Application security continues to increase in relevance and importance. MITRE recently released its list of the most relevant vulnerabilities in 2022, which is dominated by application-tier issues. The security industry has understandably put a lot of emphasis on issues that orbit around application security, for example:
- Patching/updating, whether it’s servers, containers, or open source libraries.
- Configuration of developer frameworks, underlying infrastructure, or other related technologies.
- Identity and access management, how we verify users, authenticate them, and grant them access to the things they need.
The above issues, while important, do not address the custom-written code written by software teams to build products. I’m not referring here to the code consumed by other, third-party software teams (e.g., open source libraries or COTS tools that are packaged up and deployed). This code is, in my experience, where application security activities such as threat modeling, developer training, and static code analysis are instrumental to overall security outcomes.
Application Security Activities
Application security is sometimes conflated with or overly simplified to specific things, such as managing dependencies, pen-testing, or training developers. It includes those things, yes, but it’s a broader set of activities all centered around what it takes to build and operate resilient software. My personal opinions here are colored by my time spent in Cigital, which did nothing but application security, helping its customers across a range of industries build more secure software.

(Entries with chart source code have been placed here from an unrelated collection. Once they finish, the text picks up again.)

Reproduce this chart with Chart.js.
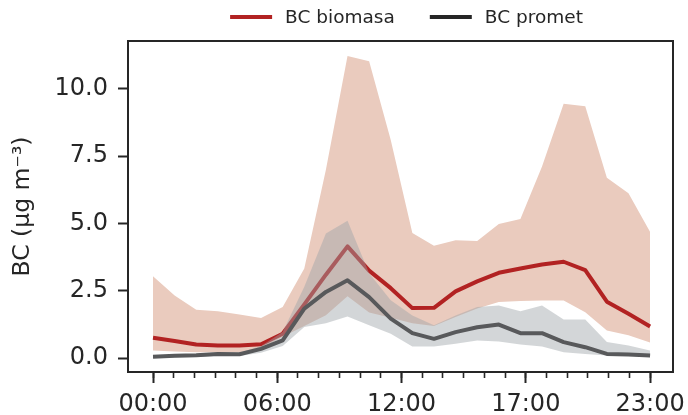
<!DOCTYPE html>
<html>
<head>
<meta charset="utf-8">
<script src="https://cdn.jsdelivr.net/npm/chart.js@4.4.1/dist/chart.umd.min.js"></script>
<style>
  html, body { margin: 0; padding: 0; background: #fff; }
  #wrap { width: 688px; height: 415px; }
</style>
</head>
<body>
<div id="wrap"><canvas id="chart" width="688" height="415"></canvas></div>
<script>
// ---- data ----
const hours = [0, 1, 2, 3, 4, 5, 6, 7, 8, 9, 10, 11, 12, 13, 14, 15, 16, 17, 18, 19, 20, 21, 22, 23];

const biomasaMedian = [0.76, 0.64, 0.51, 0.47, 0.47, 0.52, 0.91, 2.0, 3.1, 4.15, 3.25, 2.6, 1.86, 1.87, 2.48, 2.85, 3.17, 3.33, 3.48, 3.58, 3.27, 2.1, 1.65, 1.18];
const biomasaUpper  = [3.04, 2.33, 1.80, 1.74, 1.62, 1.49, 1.90, 3.33, 6.99, 11.21, 11.02, 8.1, 4.65, 4.17, 4.38, 4.35, 4.98, 5.17, 7.11, 9.44, 9.35, 6.70, 6.12, 4.69];
const biomasaLower  = [0.29, 0.25, 0.22, 0.22, 0.22, 0.35, 0.8, 1.2, 1.6, 2.3, 1.7, 1.5, 1.3, 1.2, 1.53, 1.85, 2.09, 2.12, 2.14, 2.14, 1.71, 1.03, 0.85, 0.58];

const prometMedian = [0.06, 0.09, 0.11, 0.16, 0.15, 0.35, 0.66, 1.84, 2.46, 2.89, 2.27, 1.47, 0.93, 0.72, 0.97, 1.15, 1.25, 0.93, 0.93, 0.6, 0.41, 0.16, 0.14, 0.10];
const prometUpper  = [0.12, 0.13, 0.15, 0.22, 0.2, 0.45, 0.97, 2.65, 4.63, 5.10, 3.15, 2.15, 1.59, 1.22, 1.59, 1.9, 1.96, 1.74, 1.96, 1.44, 1.44, 0.6, 0.47, 0.29];
const prometLower  = [0.02, 0.03, 0.05, 0.08, 0.08, 0.2, 0.45, 1.16, 1.3, 1.55, 1.22, 0.91, 0.44, 0.44, 0.54, 0.66, 0.62, 0.51, 0.44, 0.22, 0.16, 0.1, 0.08, 0.05];

// x axis: 25 tick slots spread over the 24 hours, labelled every 6th slot
const tickSlotCount = 25;
const majorSlots    = [0, 6, 12, 18, 24];
const majorLabels   = ["00:00", "06:00", "12:00", "17:00", "23:00"];
const yTicks        = [0, 2.5, 5, 7.5, 10];

const seriesNames  = ["BC biomasa", "BC promet"];

// ---- styles ----
const INK   = "#262626";
const FONT  = '"DejaVu Sans", sans-serif';
const RED   = "#b22222";
const GREY  = "#58595b";
const legendColors = [RED, INK];

const pts = arr => hours.map((h, i) => ({ x: h, y: arr[i] }));
const slotValue = k => k * (hours.length - 1) / (tickSlotCount - 1);

// ---- plugins ----
const frame = {
  id: "frame",
  afterDraw(chart) {
    const { ctx, chartArea: a } = chart;
    ctx.save();
    ctx.strokeStyle = INK;
    ctx.lineWidth = 2;
    ctx.strokeRect(a.left, a.top, a.right - a.left, a.bottom - a.top);
    ctx.restore();
  }
};

const topLegend = {
  id: "topLegend",
  afterDraw(chart) {
    const { ctx, chartArea: a } = chart;
    const sw = 42, gap = 13, spacing = 35, y = 17;
    ctx.save();
    ctx.font = "18.5px " + FONT;
    const widths = seriesNames.map(t => sw + gap + ctx.measureText(t).width);
    const total = widths.reduce((s, w) => s + w, 0) + spacing * (widths.length - 1);
    let x = (a.left + a.right) / 2 - total / 2 + 6;
    seriesNames.forEach((t, i) => {
      ctx.strokeStyle = legendColors[i];
      ctx.lineWidth = 4;
      ctx.beginPath();
      ctx.moveTo(x, y);
      ctx.lineTo(x + sw, y);
      ctx.stroke();
      ctx.fillStyle = INK;
      ctx.textBaseline = "middle";
      ctx.fillText(t, x + sw + gap, y + 1);
      x += widths[i] + spacing;
    });
    ctx.restore();
  }
};

// keep the plot box fixed: no extra side padding for overhanging labels
const noSidePad = h => s => { s.height = h; s.paddingLeft = 0; s.paddingRight = 0; };

// ---- chart ----
const lineBase = { pointRadius: 0, tension: 0, borderJoinStyle: "round", borderCapStyle: "butt" };
const bandBase = { pointRadius: 0, tension: 0, borderWidth: 0 };

new Chart(document.getElementById("chart"), {
  type: "line",
  data: {
    datasets: [
      { ...lineBase, label: seriesNames[1], data: pts(prometMedian), borderColor: GREY, borderWidth: 4, fill: false, order: 0 },
      { ...bandBase, label: "promet upper", data: pts(prometUpper), backgroundColor: "rgba(158,163,168,0.45)", fill: 2, order: 1 },
      { ...bandBase, label: "promet lower", data: pts(prometLower), fill: false, order: 2 },
      { ...lineBase, label: seriesNames[0], data: pts(biomasaMedian), borderColor: RED, borderWidth: 4, fill: false, order: 3 },
      { ...bandBase, label: "biomasa upper", data: pts(biomasaUpper), backgroundColor: "rgb(234,203,190)", fill: 5, order: 4 },
      { ...bandBase, label: "biomasa lower", data: pts(biomasaLower), fill: false, order: 5 }
    ]
  },
  options: {
    responsive: false,
    animation: false,
    devicePixelRatio: 1,
    layout: { padding: { top: 41, right: 15, left: 0, bottom: 0 } },
    plugins: { legend: { display: false }, tooltip: { enabled: false } },
    scales: {
      x2: {
        type: "linear", position: "bottom", weight: 0,
        min: -1.157, max: 24.06,
        afterBuildTicks: s => { s.ticks = Array.from({ length: tickSlotCount }, (_, k) => ({ value: slotValue(k) })); },
        afterFit: noSidePad(0),
        ticks: { display: false },
        border: { display: false },
        grid: { drawOnChartArea: false, tickLength: 6, tickWidth: 1.6, tickColor: INK }
      },
      x: {
        type: "linear", position: "bottom", weight: 1,
        min: -1.157, max: 24.06,
        afterBuildTicks: s => { s.ticks = majorSlots.map(k => ({ value: slotValue(k) })); },
        afterFit: noSidePad(43),
        ticks: {
          autoSkip: false, maxRotation: 0, padding: 7, color: INK,
          font: { family: FONT, size: 24 },
          callback: (v, i) => majorLabels[i]
        },
        border: { display: true, color: INK, width: 2 },
        grid: { drawOnChartArea: false, tickLength: 11, tickWidth: 2, tickColor: INK }
      },
      y: {
        type: "linear", min: -0.51, max: 11.77,
        afterBuildTicks: s => { s.ticks = yTicks.map(v => ({ value: v })); },
        afterFit: s => { s.width = 128; s.paddingTop = 0; s.paddingBottom = 0; },
        ticks: {
          padding: 10, color: INK,
          font: { family: FONT, size: 24 },
          callback: v => v.toFixed(1)
        },
        title: {
          display: true, text: "BC (µg m⁻³)", color: INK,
          font: { family: FONT, size: 23.5 },
          padding: { top: 9, bottom: 0 }
        },
        border: { display: true, color: INK, width: 2 },
        grid: { drawOnChartArea: false, tickLength: 10, tickWidth: 2, tickColor: INK }
      }
    }
  },
  plugins: [frame, topLegend]
});
</script>
</body>
</html>
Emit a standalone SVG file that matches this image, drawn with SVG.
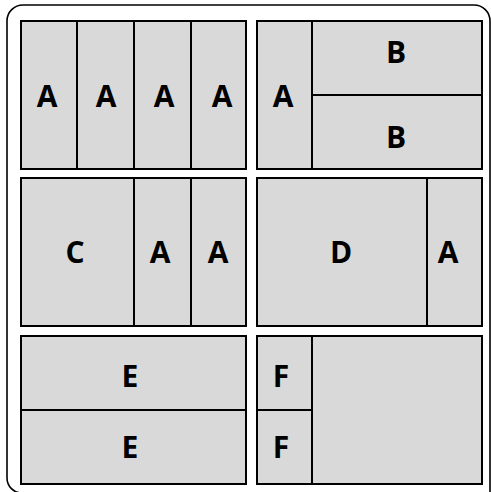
<svg xmlns="http://www.w3.org/2000/svg" width="491" height="492" viewBox="0 0 491 492">
<style>
.cell{fill:#d9d9d9;stroke:#000;stroke-width:2}
.ln{stroke:#000;stroke-width:2;fill:none}
.lb{font-family:"Open Sans","Liberation Sans",sans-serif;font-weight:bold;font-size:30px;text-anchor:middle;fill:#000}
</style>
<path d="M22 493 A15 15 0 0 1 7 478 L7 21 A16 16 0 0 1 23 5 L474 5 A16 16 0 0 1 490 21 L490 495" fill="#fff" stroke="#000" stroke-width="1.6"/>
<g id="panel1">
<rect class="cell" x="21" y="21" width="225" height="148"/>
<line class="ln" x1="77" y1="21" x2="77" y2="169"/>
<line class="ln" x1="134" y1="21" x2="134" y2="169"/>
<line class="ln" x1="191" y1="21" x2="191" y2="169"/>
<text class="lb" x="47" y="107">A</text>
<text class="lb" x="106" y="107">A</text>
<text class="lb" x="164" y="107">A</text>
<text class="lb" x="222" y="107">A</text>
</g>
<g id="panel2">
<rect class="cell" x="257" y="21" width="225" height="148"/>
<line class="ln" x1="312" y1="21" x2="312" y2="169"/>
<line class="ln" x1="312" y1="95" x2="482" y2="95"/>
<text class="lb" x="283" y="107">A</text>
<text class="lb" x="396" y="63">B</text>
<text class="lb" x="396" y="148">B</text>
</g>
<g id="panel3">
<rect class="cell" x="21" y="178" width="225" height="148"/>
<line class="ln" x1="134" y1="178" x2="134" y2="326"/>
<line class="ln" x1="191" y1="178" x2="191" y2="326"/>
<text class="lb" x="75" y="263">C</text>
<text class="lb" x="160" y="263">A</text>
<text class="lb" x="218" y="263">A</text>
</g>
<g id="panel4">
<rect class="cell" x="257" y="178" width="225" height="148"/>
<line class="ln" x1="427" y1="178" x2="427" y2="326"/>
<text class="lb" x="341" y="263">D</text>
<text class="lb" x="448" y="263">A</text>
</g>
<g id="panel5">
<rect class="cell" x="21" y="336" width="225" height="148"/>
<line class="ln" x1="21" y1="410" x2="246" y2="410"/>
<text class="lb" x="130" y="387">E</text>
<text class="lb" x="130" y="458">E</text>
</g>
<g id="panel6">
<rect class="cell" x="257" y="336" width="225" height="148"/>
<line class="ln" x1="312" y1="336" x2="312" y2="484"/>
<line class="ln" x1="257" y1="410" x2="312" y2="410"/>
<text class="lb" x="281" y="387">F</text>
<text class="lb" x="281" y="458">F</text>
</g>
<g id="connectors"></g>
</svg>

There are several maturity frameworks that discuss the range of activities in more detail and how they scale from initiation to mature capability, including BSIMM and the OWASP OpenSAMM. These models highlight the importance of looking at software from different angles and engaging in different layers of a technology stack.
Threat modeling can find things that penetration testing never will. Static analysis can find things that threat modeling never will. Software composition analysis can find things that security-focused linting never will. This holistic manner of application security activities helps find and manage a more expansive set of risks. More importantly, it reinforces a culture of building and operating secure software.
Solution Space
One of the challenging but simultaneously exciting things in the application security space is the emerging vendor solutions. Alongside this rise in vendor options, there’s a shift from catering to the security team member to building tools that cater to the developer experience while aiming to produce a security outcome. Exciting examples here include Hashicorp and R2C’s Semgrep.
One of the reasons developer experience is so critical in this area is that software is so frequently directly associated with a value center in an organization. Tools that break builds, excessively slow down developer velocity, or break functionality in production environments are quickly stripped out by development teams.
This very real dynamic highlights the imperative for security teams to maintain that enabler focus — the need to be constantly mindful of the fact that security is not the primary mission or goal of the organization or a given team. If security teams can help developers do their jobs more effectively, they will have a much higher likelihood of succeeding. This needs to be front and center for every single tool selection and evaluation happening in this area.
My advice to other security professionals often includes trying to engage developers to be parts of pilots or part of an evaluation team, and aim to create ownership in the decision.
Concluding Thoughts
Application security is not going away anytime soon. If anything, it’s only going to grow in relevance as software eats the world. Security leaders need to be mindful of the range of activities relating to building secure software. There are multiple points at which security can be woven into a development lifecycle.
There are also considerations around the amount of friction manageable within the developer flow. Too much will kill productivity and cause frustration. Done well, though, application security programs can be powerful enabling functions that simultaneously reduce the risk of running insecure software.